Source code of charts:
● ● ● ● ●

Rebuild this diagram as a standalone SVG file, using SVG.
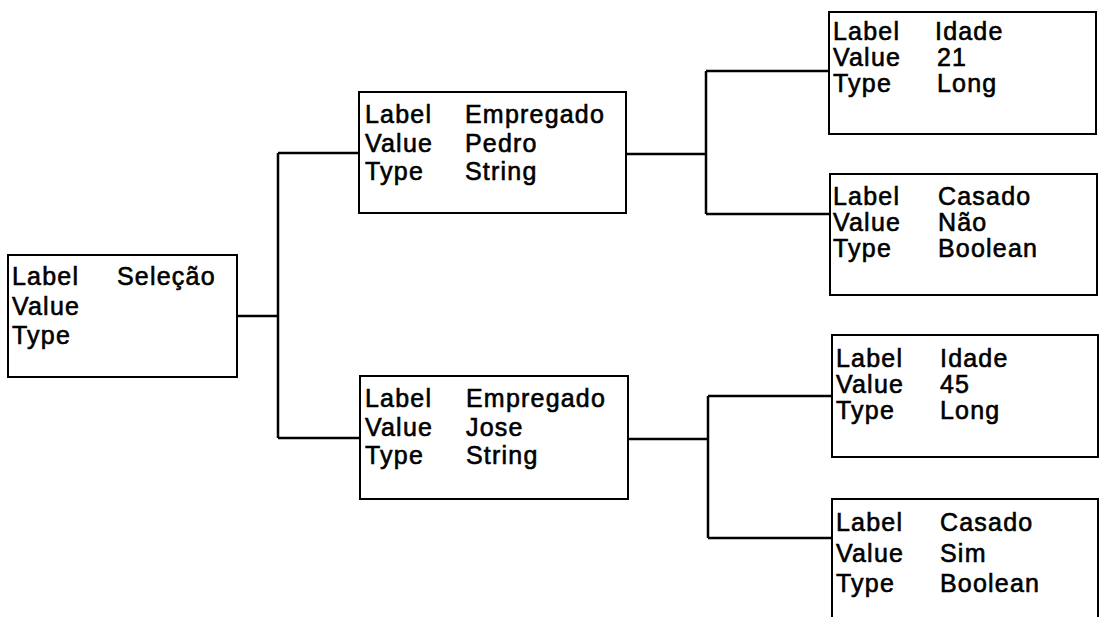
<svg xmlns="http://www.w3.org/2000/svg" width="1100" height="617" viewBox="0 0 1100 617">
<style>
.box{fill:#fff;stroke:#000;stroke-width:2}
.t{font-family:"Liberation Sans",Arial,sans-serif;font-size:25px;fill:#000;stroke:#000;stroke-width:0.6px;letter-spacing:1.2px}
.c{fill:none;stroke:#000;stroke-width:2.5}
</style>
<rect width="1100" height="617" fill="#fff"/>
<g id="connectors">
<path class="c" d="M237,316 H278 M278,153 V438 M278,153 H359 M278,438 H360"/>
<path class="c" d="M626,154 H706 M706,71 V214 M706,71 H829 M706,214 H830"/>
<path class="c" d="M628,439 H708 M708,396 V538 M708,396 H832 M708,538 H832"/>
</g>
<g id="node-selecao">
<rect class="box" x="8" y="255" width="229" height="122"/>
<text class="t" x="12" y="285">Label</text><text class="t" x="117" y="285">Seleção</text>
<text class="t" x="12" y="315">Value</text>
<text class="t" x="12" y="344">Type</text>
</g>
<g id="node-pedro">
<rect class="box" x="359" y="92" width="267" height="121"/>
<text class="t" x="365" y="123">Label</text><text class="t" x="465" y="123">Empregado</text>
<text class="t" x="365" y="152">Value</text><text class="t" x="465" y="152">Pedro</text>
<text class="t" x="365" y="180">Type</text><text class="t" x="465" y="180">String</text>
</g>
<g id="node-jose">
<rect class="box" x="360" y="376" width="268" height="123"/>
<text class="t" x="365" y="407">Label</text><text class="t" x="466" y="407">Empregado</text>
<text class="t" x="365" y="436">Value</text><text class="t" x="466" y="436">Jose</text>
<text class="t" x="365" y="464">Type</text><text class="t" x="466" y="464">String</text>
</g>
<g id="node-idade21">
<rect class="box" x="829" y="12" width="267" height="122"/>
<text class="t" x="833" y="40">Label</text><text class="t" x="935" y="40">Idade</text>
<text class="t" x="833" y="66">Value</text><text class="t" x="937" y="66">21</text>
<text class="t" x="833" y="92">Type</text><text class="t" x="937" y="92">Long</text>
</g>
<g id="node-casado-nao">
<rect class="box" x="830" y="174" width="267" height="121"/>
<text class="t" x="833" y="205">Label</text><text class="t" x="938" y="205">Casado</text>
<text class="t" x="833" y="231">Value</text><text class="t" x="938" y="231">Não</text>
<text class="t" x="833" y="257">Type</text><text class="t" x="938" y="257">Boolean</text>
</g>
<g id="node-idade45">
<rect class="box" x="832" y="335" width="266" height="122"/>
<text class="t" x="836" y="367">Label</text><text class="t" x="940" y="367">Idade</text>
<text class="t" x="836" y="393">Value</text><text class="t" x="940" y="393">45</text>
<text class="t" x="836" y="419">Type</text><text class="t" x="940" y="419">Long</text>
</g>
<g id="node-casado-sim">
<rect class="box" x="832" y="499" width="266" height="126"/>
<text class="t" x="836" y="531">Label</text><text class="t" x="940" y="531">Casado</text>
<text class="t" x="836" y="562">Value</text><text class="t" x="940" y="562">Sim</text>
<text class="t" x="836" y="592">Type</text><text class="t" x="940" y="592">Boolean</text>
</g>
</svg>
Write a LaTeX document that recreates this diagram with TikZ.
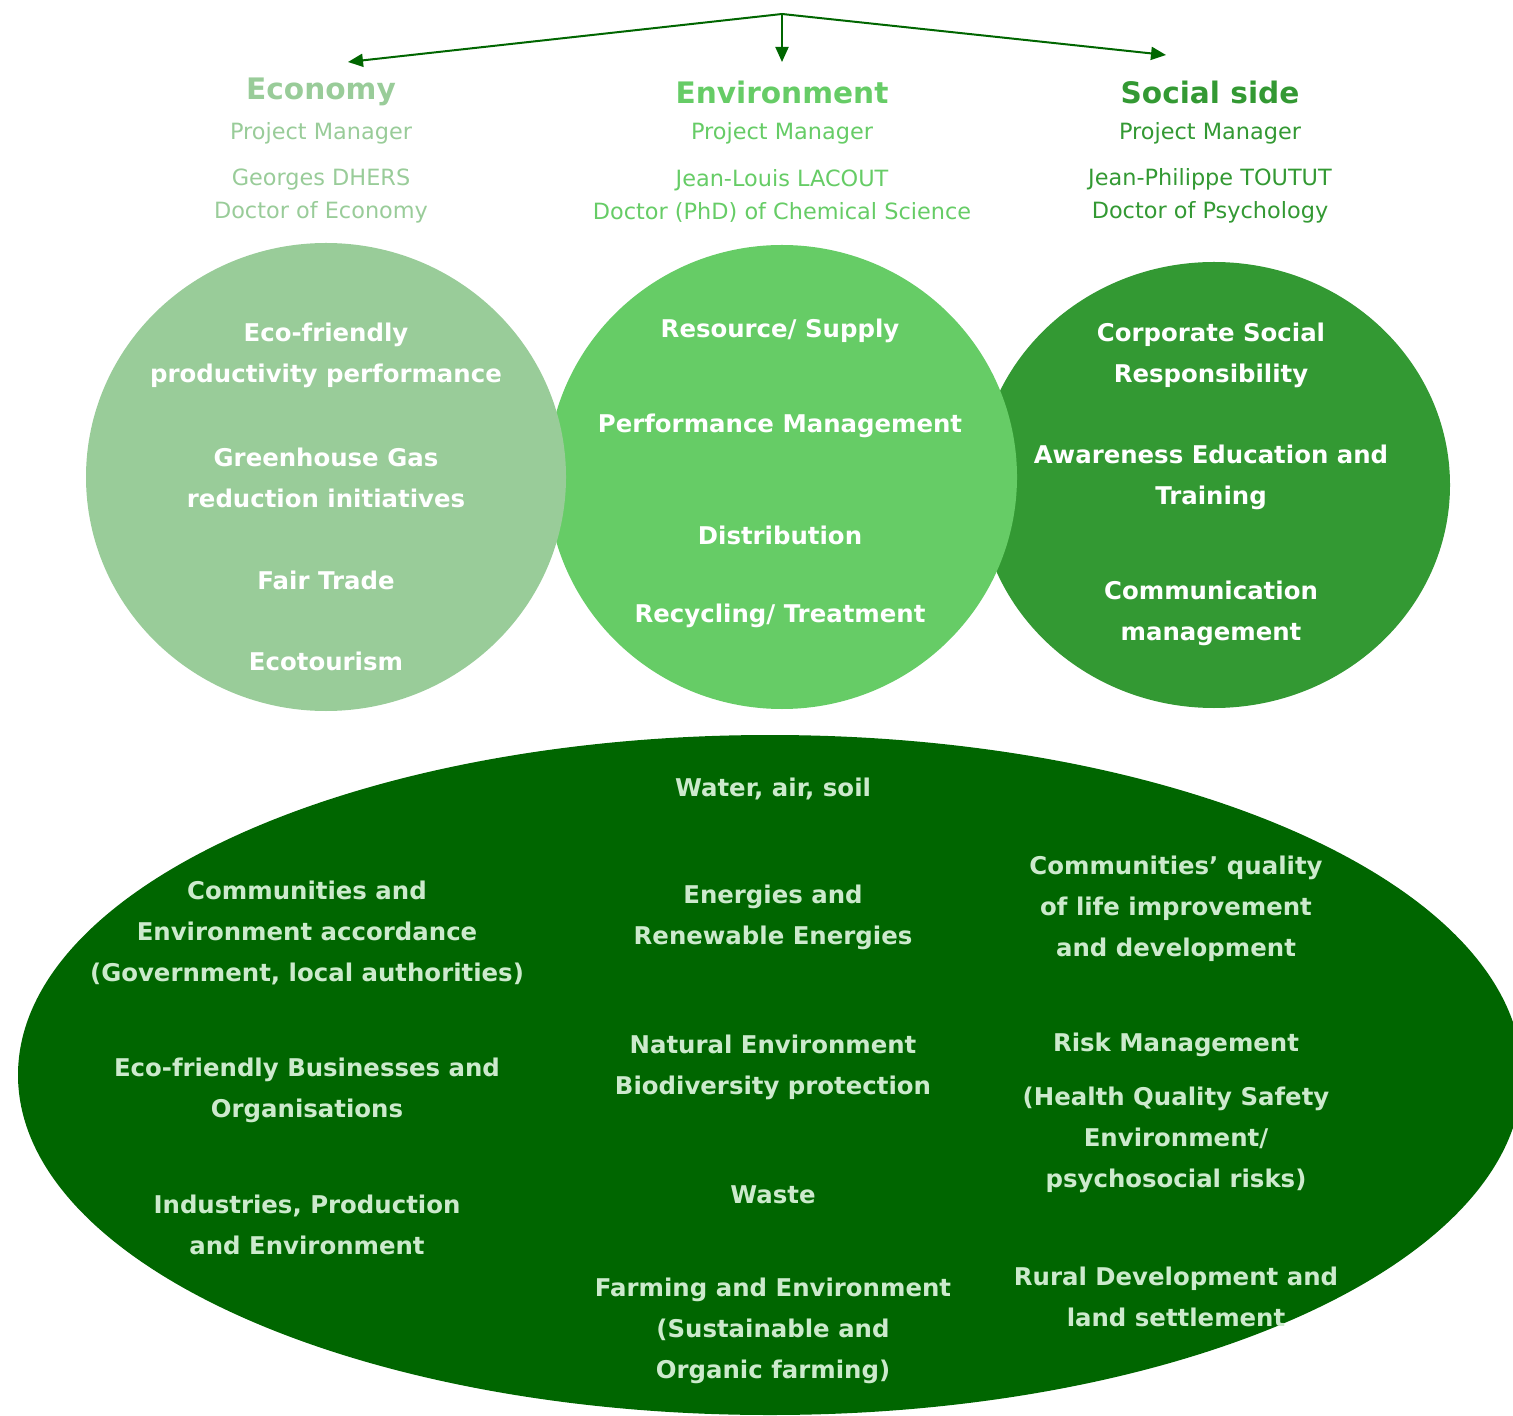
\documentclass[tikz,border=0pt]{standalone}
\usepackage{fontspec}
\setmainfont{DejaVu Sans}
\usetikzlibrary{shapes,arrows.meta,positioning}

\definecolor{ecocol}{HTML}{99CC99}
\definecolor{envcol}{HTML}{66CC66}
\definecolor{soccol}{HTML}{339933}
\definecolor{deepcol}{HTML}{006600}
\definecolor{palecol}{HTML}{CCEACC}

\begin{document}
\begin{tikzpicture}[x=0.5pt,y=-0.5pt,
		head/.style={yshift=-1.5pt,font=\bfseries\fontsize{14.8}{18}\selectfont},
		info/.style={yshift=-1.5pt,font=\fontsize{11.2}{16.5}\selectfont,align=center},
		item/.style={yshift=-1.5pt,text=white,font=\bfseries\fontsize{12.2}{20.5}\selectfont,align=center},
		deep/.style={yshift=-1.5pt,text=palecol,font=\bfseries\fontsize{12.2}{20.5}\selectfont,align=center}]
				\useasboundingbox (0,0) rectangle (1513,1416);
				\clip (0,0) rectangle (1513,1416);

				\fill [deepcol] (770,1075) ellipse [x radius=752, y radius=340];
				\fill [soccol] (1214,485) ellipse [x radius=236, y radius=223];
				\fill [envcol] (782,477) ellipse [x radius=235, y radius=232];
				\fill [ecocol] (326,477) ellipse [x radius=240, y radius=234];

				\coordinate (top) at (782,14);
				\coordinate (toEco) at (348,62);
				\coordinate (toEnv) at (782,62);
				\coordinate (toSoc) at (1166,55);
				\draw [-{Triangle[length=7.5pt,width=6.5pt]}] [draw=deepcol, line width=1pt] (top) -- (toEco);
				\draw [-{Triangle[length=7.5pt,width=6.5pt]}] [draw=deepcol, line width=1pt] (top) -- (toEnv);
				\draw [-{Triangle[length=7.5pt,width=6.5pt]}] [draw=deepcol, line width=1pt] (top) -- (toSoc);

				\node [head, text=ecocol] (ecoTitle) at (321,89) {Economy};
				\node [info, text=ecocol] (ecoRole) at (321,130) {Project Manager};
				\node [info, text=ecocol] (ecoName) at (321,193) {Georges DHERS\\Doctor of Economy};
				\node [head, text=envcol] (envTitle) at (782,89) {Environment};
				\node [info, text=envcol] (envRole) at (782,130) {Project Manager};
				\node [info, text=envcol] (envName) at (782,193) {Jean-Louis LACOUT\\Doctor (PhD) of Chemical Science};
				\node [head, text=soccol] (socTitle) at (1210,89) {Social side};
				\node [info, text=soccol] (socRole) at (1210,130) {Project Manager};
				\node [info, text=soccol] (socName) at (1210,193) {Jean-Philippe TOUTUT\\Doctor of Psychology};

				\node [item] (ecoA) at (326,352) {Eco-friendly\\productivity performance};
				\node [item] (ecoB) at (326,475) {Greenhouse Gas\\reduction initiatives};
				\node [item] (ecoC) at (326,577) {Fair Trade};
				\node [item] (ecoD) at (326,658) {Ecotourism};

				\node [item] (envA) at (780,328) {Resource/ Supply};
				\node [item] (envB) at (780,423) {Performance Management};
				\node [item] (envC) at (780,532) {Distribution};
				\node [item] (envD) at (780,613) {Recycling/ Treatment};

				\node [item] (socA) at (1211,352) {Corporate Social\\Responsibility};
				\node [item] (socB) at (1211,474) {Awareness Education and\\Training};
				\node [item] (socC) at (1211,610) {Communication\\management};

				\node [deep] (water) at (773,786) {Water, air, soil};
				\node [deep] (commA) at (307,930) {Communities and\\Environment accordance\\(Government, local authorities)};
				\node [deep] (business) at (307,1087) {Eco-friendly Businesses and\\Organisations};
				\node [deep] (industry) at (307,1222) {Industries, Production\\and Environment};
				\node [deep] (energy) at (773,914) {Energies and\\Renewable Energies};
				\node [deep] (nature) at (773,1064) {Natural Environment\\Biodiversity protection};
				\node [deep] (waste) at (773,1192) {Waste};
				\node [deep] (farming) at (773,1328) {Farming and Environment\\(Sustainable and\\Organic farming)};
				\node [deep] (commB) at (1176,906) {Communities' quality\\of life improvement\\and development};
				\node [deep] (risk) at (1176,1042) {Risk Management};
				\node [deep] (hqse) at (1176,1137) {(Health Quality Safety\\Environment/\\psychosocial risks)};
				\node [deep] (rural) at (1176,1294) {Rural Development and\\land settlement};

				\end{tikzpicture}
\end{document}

● ● ● ● ●

THE PROBLEM:
Copy every record above exactly as written, but leave out the pictures.

SOLUTION BELOW:
Rebuild this diagram as a standalone SVG file, using SVG.
<svg xmlns="http://www.w3.org/2000/svg" width="1100" height="617" viewBox="0 0 1100 617">
<style>
.box{fill:#fff;stroke:#000;stroke-width:2}
.t{font-family:"Liberation Sans",Arial,sans-serif;font-size:25px;fill:#000;stroke:#000;stroke-width:0.6px;letter-spacing:1.2px}
.c{fill:none;stroke:#000;stroke-width:2.5}
</style>
<rect width="1100" height="617" fill="#fff"/>
<g id="connectors">
<path class="c" d="M237,316 H278 M278,153 V438 M278,153 H359 M278,438 H360"/>
<path class="c" d="M626,154 H706 M706,71 V214 M706,71 H829 M706,214 H830"/>
<path class="c" d="M628,439 H708 M708,396 V538 M708,396 H832 M708,538 H832"/>
</g>
<g id="node-selecao">
<rect class="box" x="8" y="255" width="229" height="122"/>
<text class="t" x="12" y="285">Label</text><text class="t" x="117" y="285">Seleção</text>
<text class="t" x="12" y="315">Value</text>
<text class="t" x="12" y="344">Type</text>
</g>
<g id="node-pedro">
<rect class="box" x="359" y="92" width="267" height="121"/>
<text class="t" x="365" y="123">Label</text><text class="t" x="465" y="123">Empregado</text>
<text class="t" x="365" y="152">Value</text><text class="t" x="465" y="152">Pedro</text>
<text class="t" x="365" y="180">Type</text><text class="t" x="465" y="180">String</text>
</g>
<g id="node-jose">
<rect class="box" x="360" y="376" width="268" height="123"/>
<text class="t" x="365" y="407">Label</text><text class="t" x="466" y="407">Empregado</text>
<text class="t" x="365" y="436">Value</text><text class="t" x="466" y="436">Jose</text>
<text class="t" x="365" y="464">Type</text><text class="t" x="466" y="464">String</text>
</g>
<g id="node-idade21">
<rect class="box" x="829" y="12" width="267" height="122"/>
<text class="t" x="833" y="40">Label</text><text class="t" x="935" y="40">Idade</text>
<text class="t" x="833" y="66">Value</text><text class="t" x="937" y="66">21</text>
<text class="t" x="833" y="92">Type</text><text class="t" x="937" y="92">Long</text>
</g>
<g id="node-casado-nao">
<rect class="box" x="830" y="174" width="267" height="121"/>
<text class="t" x="833" y="205">Label</text><text class="t" x="938" y="205">Casado</text>
<text class="t" x="833" y="231">Value</text><text class="t" x="938" y="231">Não</text>
<text class="t" x="833" y="257">Type</text><text class="t" x="938" y="257">Boolean</text>
</g>
<g id="node-idade45">
<rect class="box" x="832" y="335" width="266" height="122"/>
<text class="t" x="836" y="367">Label</text><text class="t" x="940" y="367">Idade</text>
<text class="t" x="836" y="393">Value</text><text class="t" x="940" y="393">45</text>
<text class="t" x="836" y="419">Type</text><text class="t" x="940" y="419">Long</text>
</g>
<g id="node-casado-sim">
<rect class="box" x="832" y="499" width="266" height="126"/>
<text class="t" x="836" y="531">Label</text><text class="t" x="940" y="531">Casado</text>
<text class="t" x="836" y="562">Value</text><text class="t" x="940" y="562">Sim</text>
<text class="t" x="836" y="592">Type</text><text class="t" x="940" y="592">Boolean</text>
</g>
</svg>
Write a LaTeX document that recreates this diagram with TikZ.
\documentclass[tikz,border=0pt]{standalone}
\usepackage{fontspec}
\setmainfont{DejaVu Sans}
\usetikzlibrary{shapes,arrows.meta,positioning}

\definecolor{ecocol}{HTML}{99CC99}
\definecolor{envcol}{HTML}{66CC66}
\definecolor{soccol}{HTML}{339933}
\definecolor{deepcol}{HTML}{006600}
\definecolor{palecol}{HTML}{CCEACC}

\begin{document}
\begin{tikzpicture}[x=0.5pt,y=-0.5pt,
		head/.style={yshift=-1.5pt,font=\bfseries\fontsize{14.8}{18}\selectfont},
		info/.style={yshift=-1.5pt,font=\fontsize{11.2}{16.5}\selectfont,align=center},
		item/.style={yshift=-1.5pt,text=white,font=\bfseries\fontsize{12.2}{20.5}\selectfont,align=center},
		deep/.style={yshift=-1.5pt,text=palecol,font=\bfseries\fontsize{12.2}{20.5}\selectfont,align=center}]
				\useasboundingbox (0,0) rectangle (1513,1416);
				\clip (0,0) rectangle (1513,1416);

				\fill [deepcol] (770,1075) ellipse [x radius=752, y radius=340];
				\fill [soccol] (1214,485) ellipse [x radius=236, y radius=223];
				\fill [envcol] (782,477) ellipse [x radius=235, y radius=232];
				\fill [ecocol] (326,477) ellipse [x radius=240, y radius=234];

				\coordinate (top) at (782,14);
				\coordinate (toEco) at (348,62);
				\coordinate (toEnv) at (782,62);
				\coordinate (toSoc) at (1166,55);
				\draw [-{Triangle[length=7.5pt,width=6.5pt]}] [draw=deepcol, line width=1pt] (top) -- (toEco);
				\draw [-{Triangle[length=7.5pt,width=6.5pt]}] [draw=deepcol, line width=1pt] (top) -- (toEnv);
				\draw [-{Triangle[length=7.5pt,width=6.5pt]}] [draw=deepcol, line width=1pt] (top) -- (toSoc);

				\node [head, text=ecocol] (ecoTitle) at (321,89) {Economy};
				\node [info, text=ecocol] (ecoRole) at (321,130) {Project Manager};
				\node [info, text=ecocol] (ecoName) at (321,193) {Georges DHERS\\Doctor of Economy};
				\node [head, text=envcol] (envTitle) at (782,89) {Environment};
				\node [info, text=envcol] (envRole) at (782,130) {Project Manager};
				\node [info, text=envcol] (envName) at (782,193) {Jean-Louis LACOUT\\Doctor (PhD) of Chemical Science};
				\node [head, text=soccol] (socTitle) at (1210,89) {Social side};
				\node [info, text=soccol] (socRole) at (1210,130) {Project Manager};
				\node [info, text=soccol] (socName) at (1210,193) {Jean-Philippe TOUTUT\\Doctor of Psychology};

				\node [item] (ecoA) at (326,352) {Eco-friendly\\productivity performance};
				\node [item] (ecoB) at (326,475) {Greenhouse Gas\\reduction initiatives};
				\node [item] (ecoC) at (326,577) {Fair Trade};
				\node [item] (ecoD) at (326,658) {Ecotourism};

				\node [item] (envA) at (780,328) {Resource/ Supply};
				\node [item] (envB) at (780,423) {Performance Management};
				\node [item] (envC) at (780,532) {Distribution};
				\node [item] (envD) at (780,613) {Recycling/ Treatment};

				\node [item] (socA) at (1211,352) {Corporate Social\\Responsibility};
				\node [item] (socB) at (1211,474) {Awareness Education and\\Training};
				\node [item] (socC) at (1211,610) {Communication\\management};

				\node [deep] (water) at (773,786) {Water, air, soil};
				\node [deep] (commA) at (307,930) {Communities and\\Environment accordance\\(Government, local authorities)};
				\node [deep] (business) at (307,1087) {Eco-friendly Businesses and\\Organisations};
				\node [deep] (industry) at (307,1222) {Industries, Production\\and Environment};
				\node [deep] (energy) at (773,914) {Energies and\\Renewable Energies};
				\node [deep] (nature) at (773,1064) {Natural Environment\\Biodiversity protection};
				\node [deep] (waste) at (773,1192) {Waste};
				\node [deep] (farming) at (773,1328) {Farming and Environment\\(Sustainable and\\Organic farming)};
				\node [deep] (commB) at (1176,906) {Communities' quality\\of life improvement\\and development};
				\node [deep] (risk) at (1176,1042) {Risk Management};
				\node [deep] (hqse) at (1176,1137) {(Health Quality Safety\\Environment/\\psychosocial risks)};
				\node [deep] (rural) at (1176,1294) {Rural Development and\\land settlement};

				\end{tikzpicture}
\end{document}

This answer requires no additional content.